Rheological properties and anticorrosion performance of graphene oxide- and reduced graphene oxide-based nanocomposites

Abstract

In this study, the effect of graphene oxide (GO) and reduced graphene oxide (rGO) nanoparticles on the corrosion protection performance of nanocomposite coatings containing particle mass concentration ranging from 0.25% to 1% in epoxy matrix was investigated in detail. In addition, the effect of the distribution of GO and rGO nanoparticles in epoxy matrix on the corrosion performance and rheology of the coatings was studied by mixing the nanocomposites with the ball milling for 24 and 48 h.

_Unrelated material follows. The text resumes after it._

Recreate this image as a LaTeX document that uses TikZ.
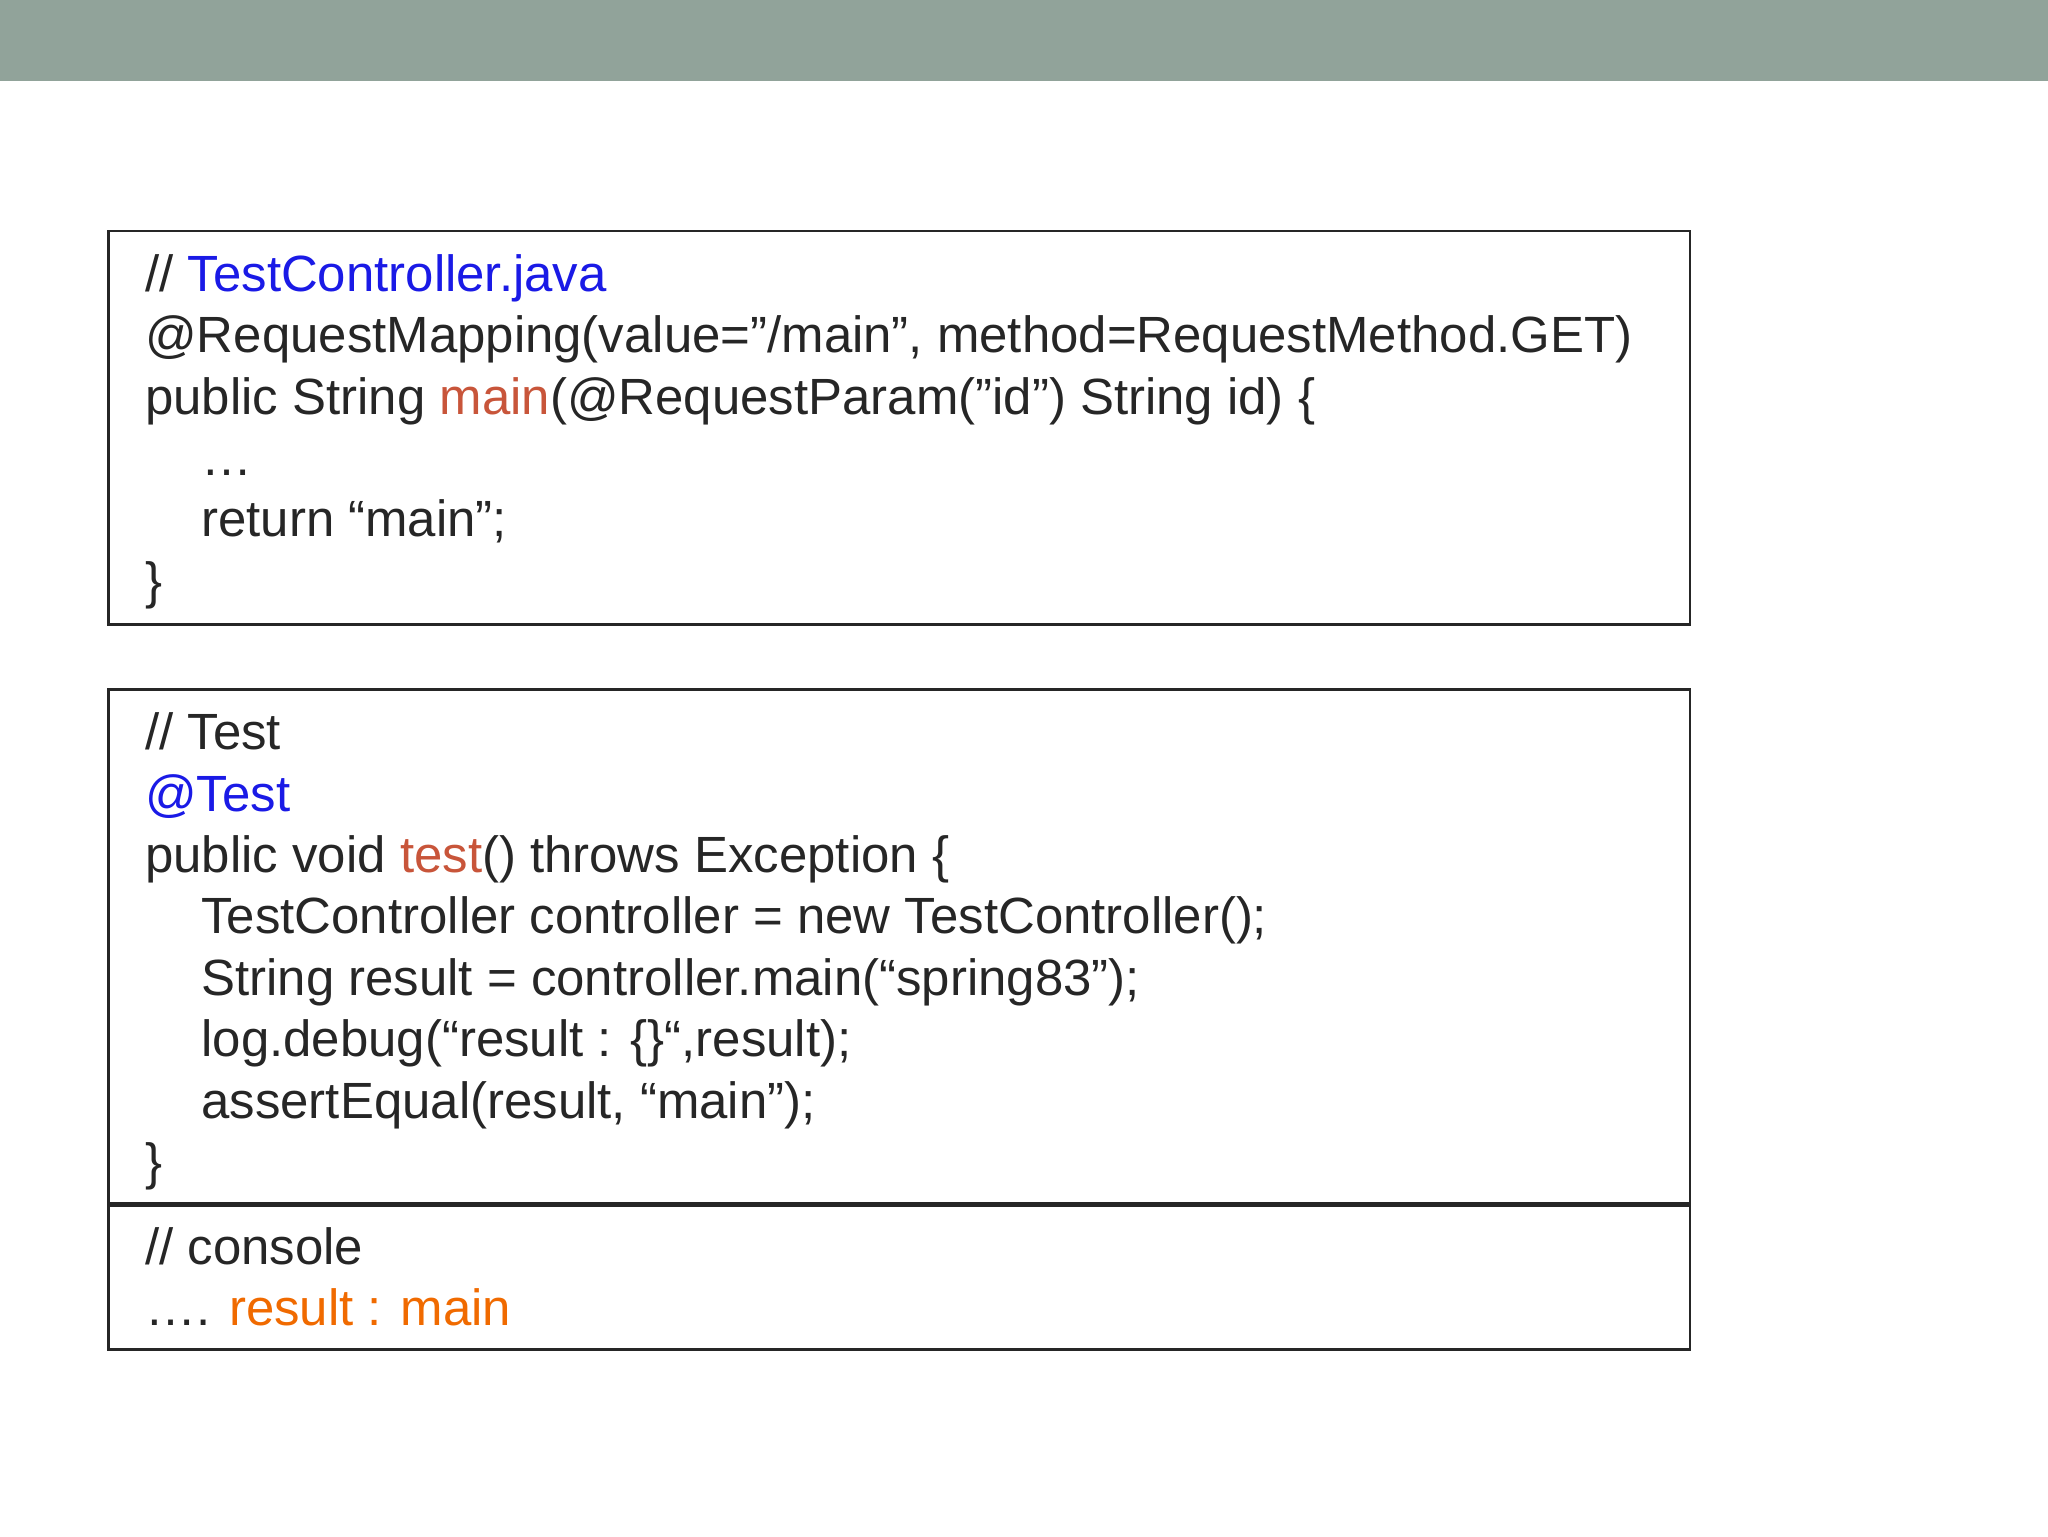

The surface morphology of coatings was analyzed by field-emission scanning microscope. It was observed that oxygen groups in the graphene structure, the effective distribution of nanoparticles in the matrix and the amount of nanoparticle doped affected the corrosion protection performance. The best corrosion protection performance among all nanocomposite coatings was 0.75 wt% rGO/epoxy nanocomposite, which was milled for 48 h. GO/epoxy nanocomposite coatings exhibit hydrophilic properties in all mass fractions and mixing times. However, adding 0.5 and 0.75 wt% of rGO and milling 48 h resulted in hydrophobic nanocomposites. rGO nanoparticles had the best dispersion performance at 0.75 wt% concentration in the epoxy. The nonlinear rheological measurements revealed that rGO/epoxy nanocomposites exhibit non-Newtonian shear thinning behavior at the studied mass concentrations and milling times as opposed to the nanocomposites containing GO particles.